#### [Input data]

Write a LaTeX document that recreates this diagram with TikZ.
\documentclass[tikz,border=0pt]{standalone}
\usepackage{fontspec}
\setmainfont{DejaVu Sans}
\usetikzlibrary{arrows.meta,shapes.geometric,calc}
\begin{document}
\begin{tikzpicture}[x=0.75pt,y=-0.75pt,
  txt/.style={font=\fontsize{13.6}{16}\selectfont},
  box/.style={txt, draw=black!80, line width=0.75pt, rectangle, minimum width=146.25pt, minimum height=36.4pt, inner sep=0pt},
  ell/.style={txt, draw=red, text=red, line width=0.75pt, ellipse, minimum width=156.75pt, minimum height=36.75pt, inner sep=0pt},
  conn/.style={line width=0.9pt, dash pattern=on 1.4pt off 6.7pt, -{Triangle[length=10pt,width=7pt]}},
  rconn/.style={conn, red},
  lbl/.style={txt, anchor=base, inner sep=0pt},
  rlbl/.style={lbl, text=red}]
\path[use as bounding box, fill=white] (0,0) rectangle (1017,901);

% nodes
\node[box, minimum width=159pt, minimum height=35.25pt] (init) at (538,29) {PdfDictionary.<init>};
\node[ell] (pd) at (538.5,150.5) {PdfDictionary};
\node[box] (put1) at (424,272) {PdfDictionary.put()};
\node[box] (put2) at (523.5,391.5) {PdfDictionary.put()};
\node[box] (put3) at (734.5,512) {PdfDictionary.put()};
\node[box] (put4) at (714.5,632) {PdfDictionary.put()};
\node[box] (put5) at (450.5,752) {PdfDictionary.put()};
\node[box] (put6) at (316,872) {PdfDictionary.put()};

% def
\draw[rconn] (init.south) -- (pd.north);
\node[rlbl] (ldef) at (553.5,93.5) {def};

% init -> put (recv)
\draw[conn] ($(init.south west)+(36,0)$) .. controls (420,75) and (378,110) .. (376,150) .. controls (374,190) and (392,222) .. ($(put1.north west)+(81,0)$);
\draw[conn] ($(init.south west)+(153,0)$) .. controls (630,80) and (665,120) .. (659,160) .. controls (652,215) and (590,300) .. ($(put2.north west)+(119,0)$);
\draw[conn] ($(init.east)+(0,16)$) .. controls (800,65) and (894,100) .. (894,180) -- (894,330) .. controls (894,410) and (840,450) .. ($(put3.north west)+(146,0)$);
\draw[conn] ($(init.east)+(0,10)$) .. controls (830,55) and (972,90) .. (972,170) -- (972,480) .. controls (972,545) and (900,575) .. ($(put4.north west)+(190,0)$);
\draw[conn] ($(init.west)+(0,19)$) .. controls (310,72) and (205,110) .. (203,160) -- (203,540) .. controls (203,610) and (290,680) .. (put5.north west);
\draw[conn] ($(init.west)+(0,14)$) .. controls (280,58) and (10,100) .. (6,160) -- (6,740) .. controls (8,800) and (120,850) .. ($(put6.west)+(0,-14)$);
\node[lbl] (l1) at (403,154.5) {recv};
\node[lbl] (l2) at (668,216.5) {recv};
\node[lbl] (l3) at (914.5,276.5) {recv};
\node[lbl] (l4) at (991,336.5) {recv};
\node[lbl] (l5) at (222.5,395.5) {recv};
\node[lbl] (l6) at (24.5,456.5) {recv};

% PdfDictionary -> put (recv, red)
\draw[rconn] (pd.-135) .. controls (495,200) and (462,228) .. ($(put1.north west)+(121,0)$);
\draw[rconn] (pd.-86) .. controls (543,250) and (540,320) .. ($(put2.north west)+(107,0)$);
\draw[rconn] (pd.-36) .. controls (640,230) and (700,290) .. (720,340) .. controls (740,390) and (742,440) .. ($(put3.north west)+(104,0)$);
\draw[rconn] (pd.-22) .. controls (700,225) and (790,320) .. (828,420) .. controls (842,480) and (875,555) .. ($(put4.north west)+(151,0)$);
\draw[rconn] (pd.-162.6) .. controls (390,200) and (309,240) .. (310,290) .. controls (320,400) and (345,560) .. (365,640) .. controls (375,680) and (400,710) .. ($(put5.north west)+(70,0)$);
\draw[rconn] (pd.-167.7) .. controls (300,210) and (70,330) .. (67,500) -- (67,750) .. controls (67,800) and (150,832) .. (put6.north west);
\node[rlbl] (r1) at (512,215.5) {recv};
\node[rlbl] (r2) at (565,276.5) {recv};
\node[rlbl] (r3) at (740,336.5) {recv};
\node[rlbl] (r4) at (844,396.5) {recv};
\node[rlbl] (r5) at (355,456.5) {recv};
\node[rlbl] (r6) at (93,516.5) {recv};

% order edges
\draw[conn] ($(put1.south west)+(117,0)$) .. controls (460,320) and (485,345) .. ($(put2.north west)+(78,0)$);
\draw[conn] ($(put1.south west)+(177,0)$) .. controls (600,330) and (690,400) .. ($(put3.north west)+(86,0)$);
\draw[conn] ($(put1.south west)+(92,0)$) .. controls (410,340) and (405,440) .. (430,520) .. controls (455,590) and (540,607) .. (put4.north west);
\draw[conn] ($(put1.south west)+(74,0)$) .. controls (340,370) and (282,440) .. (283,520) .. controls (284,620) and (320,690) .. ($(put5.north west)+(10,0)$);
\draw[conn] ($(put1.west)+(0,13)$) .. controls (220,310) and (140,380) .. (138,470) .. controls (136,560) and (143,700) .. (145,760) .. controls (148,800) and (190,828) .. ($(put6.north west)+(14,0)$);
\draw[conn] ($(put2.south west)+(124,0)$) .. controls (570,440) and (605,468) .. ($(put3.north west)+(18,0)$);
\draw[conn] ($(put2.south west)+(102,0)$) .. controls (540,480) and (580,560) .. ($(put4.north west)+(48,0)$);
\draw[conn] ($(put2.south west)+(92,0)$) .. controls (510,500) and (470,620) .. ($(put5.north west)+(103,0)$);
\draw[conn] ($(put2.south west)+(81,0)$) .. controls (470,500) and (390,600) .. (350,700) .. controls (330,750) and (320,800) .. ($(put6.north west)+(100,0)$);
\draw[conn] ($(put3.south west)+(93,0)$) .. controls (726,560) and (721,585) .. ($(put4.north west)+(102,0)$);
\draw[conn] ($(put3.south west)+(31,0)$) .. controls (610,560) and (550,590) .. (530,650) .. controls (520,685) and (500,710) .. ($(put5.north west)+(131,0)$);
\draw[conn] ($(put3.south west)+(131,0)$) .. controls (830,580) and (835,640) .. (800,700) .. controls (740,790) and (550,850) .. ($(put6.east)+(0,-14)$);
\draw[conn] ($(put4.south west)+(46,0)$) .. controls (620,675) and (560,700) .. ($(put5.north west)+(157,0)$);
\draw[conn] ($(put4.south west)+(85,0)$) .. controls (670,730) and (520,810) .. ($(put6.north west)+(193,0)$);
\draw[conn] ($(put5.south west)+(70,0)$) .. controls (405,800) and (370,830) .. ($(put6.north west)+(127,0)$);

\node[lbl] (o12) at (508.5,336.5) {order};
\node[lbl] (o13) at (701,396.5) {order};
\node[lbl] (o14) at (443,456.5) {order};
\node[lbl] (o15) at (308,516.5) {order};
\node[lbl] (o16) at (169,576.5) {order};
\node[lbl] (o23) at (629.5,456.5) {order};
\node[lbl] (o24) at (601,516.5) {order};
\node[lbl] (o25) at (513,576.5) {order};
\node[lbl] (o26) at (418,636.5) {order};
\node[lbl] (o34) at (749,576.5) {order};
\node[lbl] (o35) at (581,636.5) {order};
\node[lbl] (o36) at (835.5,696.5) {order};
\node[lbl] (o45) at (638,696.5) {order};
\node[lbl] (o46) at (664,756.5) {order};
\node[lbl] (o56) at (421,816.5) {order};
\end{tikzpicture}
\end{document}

---

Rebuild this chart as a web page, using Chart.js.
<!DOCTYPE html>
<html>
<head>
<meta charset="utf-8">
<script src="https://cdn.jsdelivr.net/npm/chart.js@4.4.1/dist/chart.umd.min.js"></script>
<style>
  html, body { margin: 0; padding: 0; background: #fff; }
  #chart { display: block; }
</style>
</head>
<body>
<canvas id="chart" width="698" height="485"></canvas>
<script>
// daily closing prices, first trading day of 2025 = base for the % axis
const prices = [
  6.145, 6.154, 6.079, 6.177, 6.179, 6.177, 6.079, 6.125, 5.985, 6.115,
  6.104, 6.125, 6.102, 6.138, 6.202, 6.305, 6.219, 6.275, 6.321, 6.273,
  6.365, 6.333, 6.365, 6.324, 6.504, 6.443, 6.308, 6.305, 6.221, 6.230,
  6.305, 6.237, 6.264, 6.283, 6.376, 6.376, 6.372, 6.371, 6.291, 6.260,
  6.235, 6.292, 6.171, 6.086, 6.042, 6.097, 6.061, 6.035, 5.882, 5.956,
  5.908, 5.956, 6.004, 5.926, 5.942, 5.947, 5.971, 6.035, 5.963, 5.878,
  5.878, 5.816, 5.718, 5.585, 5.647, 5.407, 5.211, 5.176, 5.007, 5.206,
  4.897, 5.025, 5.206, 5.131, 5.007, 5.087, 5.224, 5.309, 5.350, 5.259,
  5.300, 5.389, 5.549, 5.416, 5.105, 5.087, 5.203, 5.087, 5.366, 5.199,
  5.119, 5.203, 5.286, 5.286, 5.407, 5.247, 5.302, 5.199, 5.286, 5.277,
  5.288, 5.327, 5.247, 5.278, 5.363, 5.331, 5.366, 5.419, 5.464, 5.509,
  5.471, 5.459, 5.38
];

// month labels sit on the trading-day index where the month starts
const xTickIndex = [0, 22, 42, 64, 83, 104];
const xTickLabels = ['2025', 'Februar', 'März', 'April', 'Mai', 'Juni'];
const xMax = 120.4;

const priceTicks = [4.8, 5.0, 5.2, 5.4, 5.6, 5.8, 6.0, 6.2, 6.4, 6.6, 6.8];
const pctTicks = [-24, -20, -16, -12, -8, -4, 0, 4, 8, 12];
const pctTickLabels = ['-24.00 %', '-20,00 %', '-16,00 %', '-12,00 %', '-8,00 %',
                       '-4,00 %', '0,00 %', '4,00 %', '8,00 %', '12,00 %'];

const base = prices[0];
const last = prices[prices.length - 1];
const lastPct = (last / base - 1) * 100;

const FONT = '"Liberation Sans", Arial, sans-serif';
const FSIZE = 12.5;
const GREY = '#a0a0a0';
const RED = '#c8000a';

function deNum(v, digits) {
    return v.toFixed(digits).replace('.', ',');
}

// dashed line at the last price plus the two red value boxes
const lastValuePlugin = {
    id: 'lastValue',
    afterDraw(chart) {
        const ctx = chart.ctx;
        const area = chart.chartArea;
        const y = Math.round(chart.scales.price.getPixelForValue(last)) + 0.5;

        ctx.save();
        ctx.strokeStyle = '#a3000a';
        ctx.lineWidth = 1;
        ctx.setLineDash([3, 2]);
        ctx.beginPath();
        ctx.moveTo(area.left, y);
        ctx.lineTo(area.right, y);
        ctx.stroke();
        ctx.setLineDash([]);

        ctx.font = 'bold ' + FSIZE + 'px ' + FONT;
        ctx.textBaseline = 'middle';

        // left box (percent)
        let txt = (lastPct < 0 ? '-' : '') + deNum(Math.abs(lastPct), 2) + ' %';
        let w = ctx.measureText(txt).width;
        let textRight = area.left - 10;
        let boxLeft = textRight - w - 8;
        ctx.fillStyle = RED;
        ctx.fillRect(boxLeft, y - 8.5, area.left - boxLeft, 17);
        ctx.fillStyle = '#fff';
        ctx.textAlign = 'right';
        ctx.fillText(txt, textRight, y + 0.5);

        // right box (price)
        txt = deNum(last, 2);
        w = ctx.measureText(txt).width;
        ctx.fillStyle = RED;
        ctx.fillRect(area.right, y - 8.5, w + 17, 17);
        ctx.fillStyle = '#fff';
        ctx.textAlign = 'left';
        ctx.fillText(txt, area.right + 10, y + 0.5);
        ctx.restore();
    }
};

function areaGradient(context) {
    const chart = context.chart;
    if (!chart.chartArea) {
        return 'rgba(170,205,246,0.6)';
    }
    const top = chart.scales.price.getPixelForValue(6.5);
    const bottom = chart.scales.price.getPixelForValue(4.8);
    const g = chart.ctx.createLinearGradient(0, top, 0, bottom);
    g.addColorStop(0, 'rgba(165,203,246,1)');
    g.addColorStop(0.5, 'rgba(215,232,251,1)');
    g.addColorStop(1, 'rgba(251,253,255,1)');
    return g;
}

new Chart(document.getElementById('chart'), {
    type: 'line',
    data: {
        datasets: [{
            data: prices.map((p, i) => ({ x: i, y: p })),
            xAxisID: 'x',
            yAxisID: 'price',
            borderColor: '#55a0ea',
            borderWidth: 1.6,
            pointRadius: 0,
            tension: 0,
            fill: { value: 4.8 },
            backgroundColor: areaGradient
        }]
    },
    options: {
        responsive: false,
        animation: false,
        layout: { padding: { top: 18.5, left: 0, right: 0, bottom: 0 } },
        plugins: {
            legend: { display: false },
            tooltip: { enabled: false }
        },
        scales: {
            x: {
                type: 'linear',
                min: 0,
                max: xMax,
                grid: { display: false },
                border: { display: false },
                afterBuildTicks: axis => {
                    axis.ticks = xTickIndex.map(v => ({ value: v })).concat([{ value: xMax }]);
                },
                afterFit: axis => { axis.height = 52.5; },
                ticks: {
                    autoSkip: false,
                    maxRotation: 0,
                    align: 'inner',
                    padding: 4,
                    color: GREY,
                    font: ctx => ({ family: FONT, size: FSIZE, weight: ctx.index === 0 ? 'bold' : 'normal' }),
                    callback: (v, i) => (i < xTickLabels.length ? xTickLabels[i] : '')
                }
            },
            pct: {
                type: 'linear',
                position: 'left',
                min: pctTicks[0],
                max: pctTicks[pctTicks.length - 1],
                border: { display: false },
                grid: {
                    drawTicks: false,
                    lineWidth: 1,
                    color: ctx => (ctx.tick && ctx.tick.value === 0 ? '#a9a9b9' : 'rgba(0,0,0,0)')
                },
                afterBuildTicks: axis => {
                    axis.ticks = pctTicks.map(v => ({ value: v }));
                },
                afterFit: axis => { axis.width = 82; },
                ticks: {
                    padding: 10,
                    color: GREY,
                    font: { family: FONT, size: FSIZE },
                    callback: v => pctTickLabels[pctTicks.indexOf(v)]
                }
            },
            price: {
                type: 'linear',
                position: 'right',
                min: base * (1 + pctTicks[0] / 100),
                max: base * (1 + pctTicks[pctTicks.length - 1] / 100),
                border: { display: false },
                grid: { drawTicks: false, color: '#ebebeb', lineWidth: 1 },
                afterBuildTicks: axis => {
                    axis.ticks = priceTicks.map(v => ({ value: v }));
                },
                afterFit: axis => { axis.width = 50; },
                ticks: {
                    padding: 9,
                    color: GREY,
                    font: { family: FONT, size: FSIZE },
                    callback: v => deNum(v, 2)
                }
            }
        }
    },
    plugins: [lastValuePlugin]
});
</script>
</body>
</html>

#### [Description of the task]
Report how many lines in the entries hold the string "this". Nothing but the number is wanted.

#### [Result of the exercise]
2